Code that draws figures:
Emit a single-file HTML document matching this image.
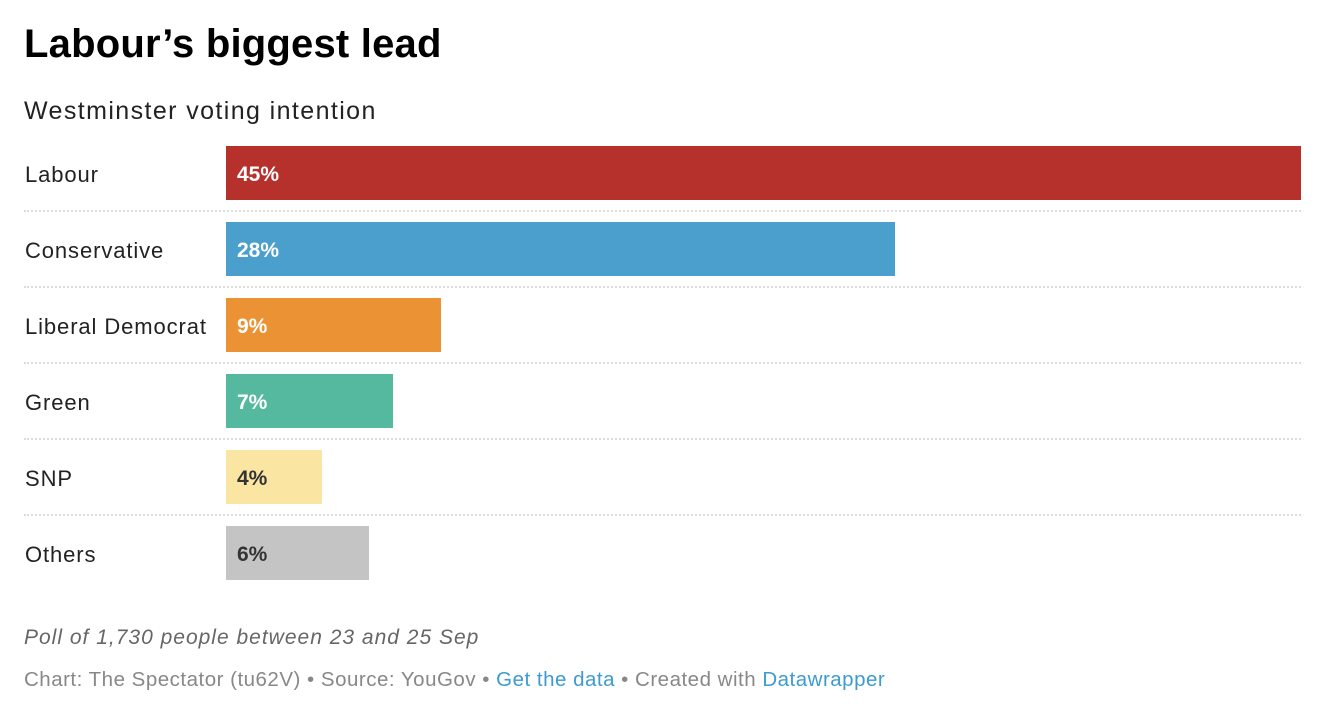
<!DOCTYPE html>
<html><head><meta charset="utf-8"><style>
html,body{margin:0;padding:0;background:#fff;width:1340px;height:724px;overflow:hidden;font-family:"Liberation Sans",sans-serif;}
.t{position:absolute;left:24px;top:22px;font-size:40px;font-weight:bold;color:#000;letter-spacing:0.2px;}
.s{position:absolute;left:24px;top:97px;font-size:25px;color:#222;letter-spacing:1.4px;}
.row{position:absolute;left:0;width:1340px;height:54px;}
.lab{position:absolute;left:25px;top:2px;line-height:54px;font-size:22px;color:#222;letter-spacing:0.9px;}
.bar{position:absolute;left:226px;top:0;height:54px;}
.v{position:absolute;left:11px;top:2px;line-height:54px;font-size:21px;font-weight:bold;color:#fff;}
.sep{position:absolute;left:24px;width:1277px;border-top:2px dotted #ddd;}
.n{position:absolute;left:24px;top:626px;font-size:21px;font-style:italic;color:#666;letter-spacing:1px;}
.c{position:absolute;left:24px;top:668px;font-size:20.5px;color:#888;letter-spacing:0.5px;}
.c span{color:#3d9bcf;}
</style></head><body>
<div class="t">Labour’s biggest lead</div>
<div class="s">Westminster voting intention</div>

<div class="row" style="top:146px"><div class="lab">Labour</div><div class="bar" style="width:1075px;background:#b7312c"><div class="v">45%</div></div></div>
<div class="sep" style="top:210px"></div>
<div class="row" style="top:222px"><div class="lab">Conservative</div><div class="bar" style="width:669px;background:#4a9fcc"><div class="v">28%</div></div></div>
<div class="sep" style="top:286px"></div>
<div class="row" style="top:298px"><div class="lab">Liberal Democrat</div><div class="bar" style="width:215px;background:#eb9235"><div class="v">9%</div></div></div>
<div class="sep" style="top:362px"></div>
<div class="row" style="top:374px"><div class="lab">Green</div><div class="bar" style="width:167px;background:#55b9a0"><div class="v">7%</div></div></div>
<div class="sep" style="top:438px"></div>
<div class="row" style="top:450px"><div class="lab">SNP</div><div class="bar" style="width:96px;background:#fbe5a3"><div class="v" style="color:#333">4%</div></div></div>
<div class="sep" style="top:514px"></div>
<div class="row" style="top:526px"><div class="lab">Others</div><div class="bar" style="width:143px;background:#c4c4c4"><div class="v" style="color:#333">6%</div></div></div>

<div class="n">Poll of 1,730 people between 23 and 25 Sep</div>
<div class="c">Chart: The Spectator (tu62V) • Source: YouGov • <span>Get the data</span> • Created with <span>Datawrapper</span></div>
</body></html>
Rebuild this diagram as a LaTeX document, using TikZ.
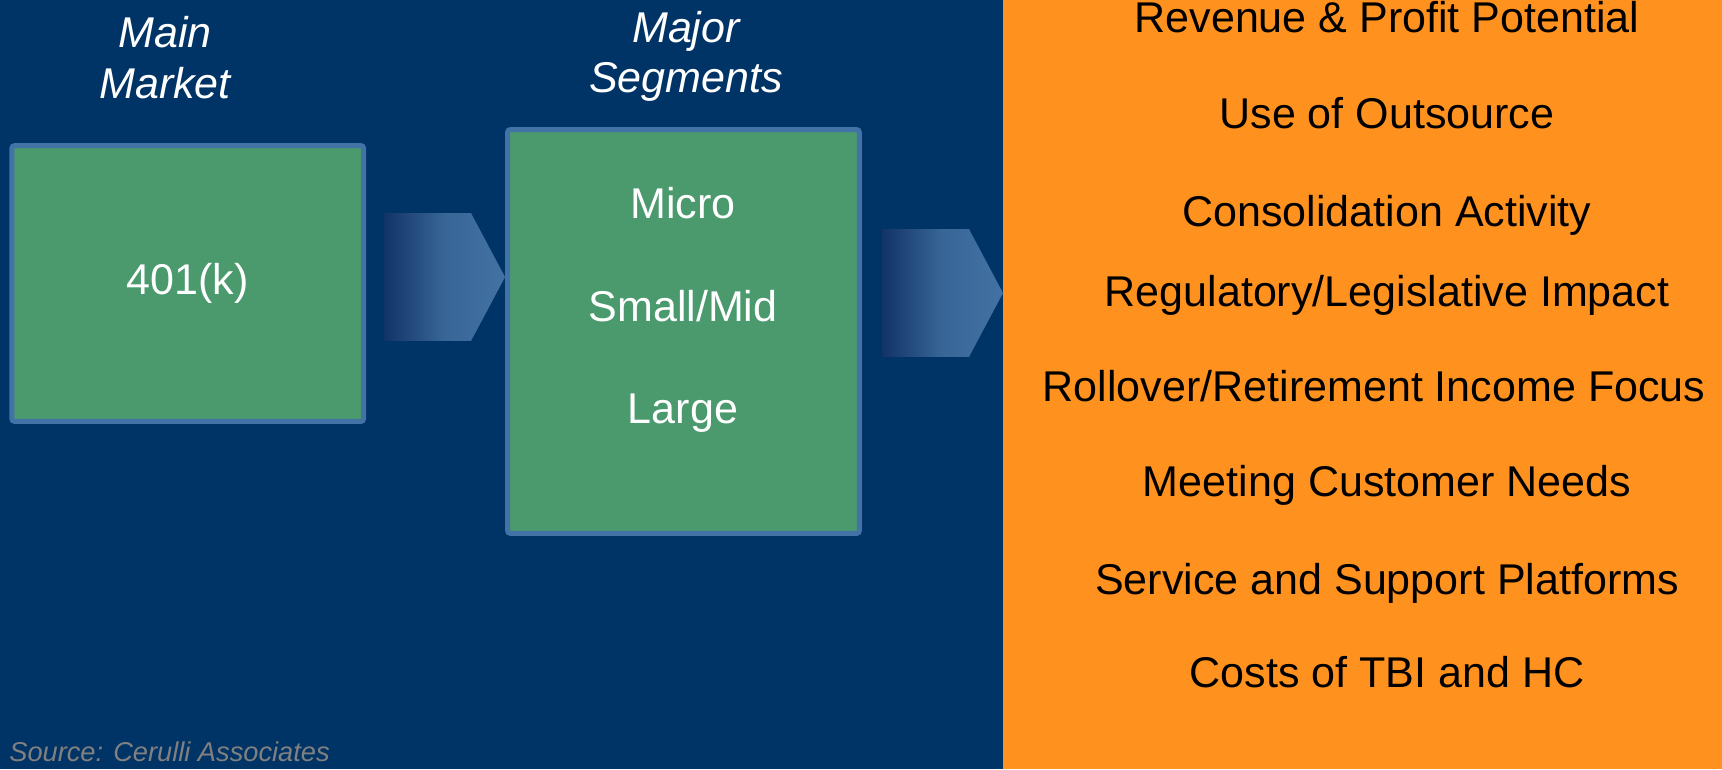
\documentclass[tikz,border=0pt]{standalone}
\usepackage{fontspec}
\setmainfont{Liberation Sans}
\usepackage{xcolor}
\usetikzlibrary{shapes.symbols}

\definecolor{navybg}{RGB}{0,51,102}
\definecolor{boxgreen}{RGB}{74,154,110}
\definecolor{boxedge}{RGB}{67,114,166}
\definecolor{panelorange}{RGB}{255,146,30}
\definecolor{flowdark}{RGB}{18,51,104}
\definecolor{flowlight}{RGB}{66,114,163}
\definecolor{srcgray}{RGB}{128,128,128}

\tikzset{
    bigtext/.style={font=\fontsize{24.5}{29}\selectfont, anchor=base, inner sep=0pt},
    heading/.style={bigtext, text=white, font=\fontsize{24.5}{29}\selectfont\itshape},
    boxtext/.style={bigtext, text=white},
    factor/.style={bigtext, text=black},
    box/.style={draw=boxedge, fill=boxgreen, line width=0.1cm, rounded corners=0.06cm,
        minimum width=7.04cm, inner sep=0pt, text=white, font=\fontsize{24.5}{29}\selectfont},
    flow/.style={signal, signal to=east, signal pointer angle=124,
        minimum width=2.42cm, minimum height=2.56cm, inner sep=0pt, outer sep=0pt,
        left color=flowdark, right color=flowlight, middle color=flowlight!80!flowdark},
    source/.style={font=\fontsize{15.5}{18}\selectfont\itshape, text=srcgray, anchor=base west, inner sep=0pt}
}

\begin{document}
\begin{tikzpicture}[x=0.02cm, y=-0.02cm]
    % navy field and orange panel
    \fill[navybg] (0,0) rectangle (1003,769);
    \fill[panelorange] (1003,0) rectangle (1722,769);

    % column headings
    \node[heading] (mainA) at (165,47) {Main};
    \node[heading] (mainB) at (165,98) {Market};
    \node[heading] (majorA) at (686,42) {Major};
    \node[heading] (majorB) at (686,92) {Segments};

    % market and segment boxes
    \node[box, minimum height=5.52cm] (market) at (187.75,283.5) {401(k)};
    \node[box, minimum height=8.08cm] (segments) at (683.5,331.5) {};
    \node[boxtext] (micro) at (683,218) {Micro};
    \node[boxtext] (smallmid) at (683,321) {Small/Mid};
    \node[boxtext] (large) at (683,423) {Large};

    % block arrows
    \node[flow, anchor=east] (toseg) at (segments.west |- 0,277) {};
    \node[flow, anchor=east] (tofactors) at (1003,293) {};

    % factors on the orange panel
    \node[factor] (revenue) at (1387,32) {Revenue \& Profit Potential};
    \node[factor] (outsource) at (1387,128) {Use of Outsource};
    \node[factor] (consol) at (1387,226) {Consolidation Activity};
    \node[factor] (regul) at (1387,306) {Regulatory/Legislative Impact};
    \node[factor] (rollover) at (1374,401) {Rollover/Retirement Income Focus};
    \node[factor] (needs) at (1387,496) {Meeting Customer Needs};
    \node[factor] (service) at (1387,594) {Service and Support Platforms};
    \node[factor] (costs) at (1387,687) {Costs of TBI and HC};

    \node[source] (src) at (9,761) {Source: Cerulli Associates};
\end{tikzpicture}
\end{document}
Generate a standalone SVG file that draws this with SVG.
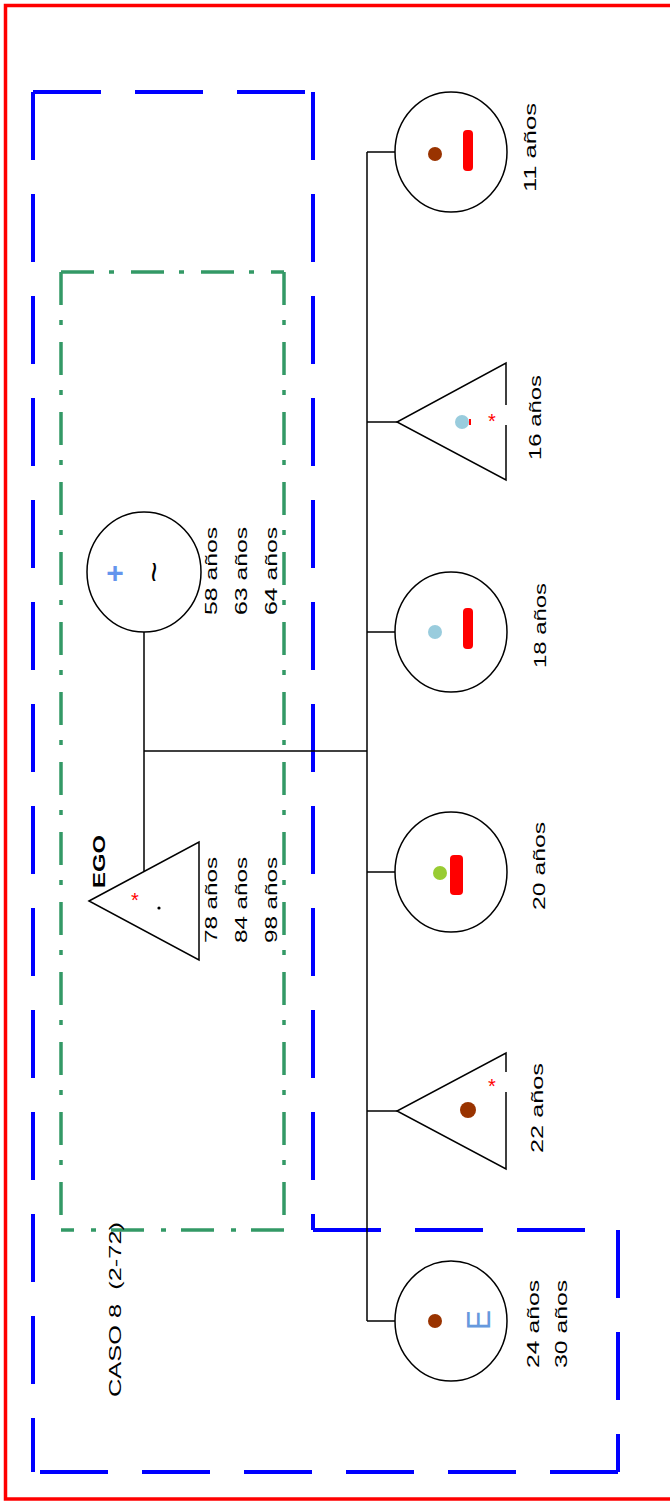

Short exercise:
Each line that has the word "this" should be copied.

Solved exercise:
Emit a single-file HTML document matching this image.
Rebuild this diagram as a LaTeX document, using TikZ.
Generate a standalone SVG file that draws this with SVG.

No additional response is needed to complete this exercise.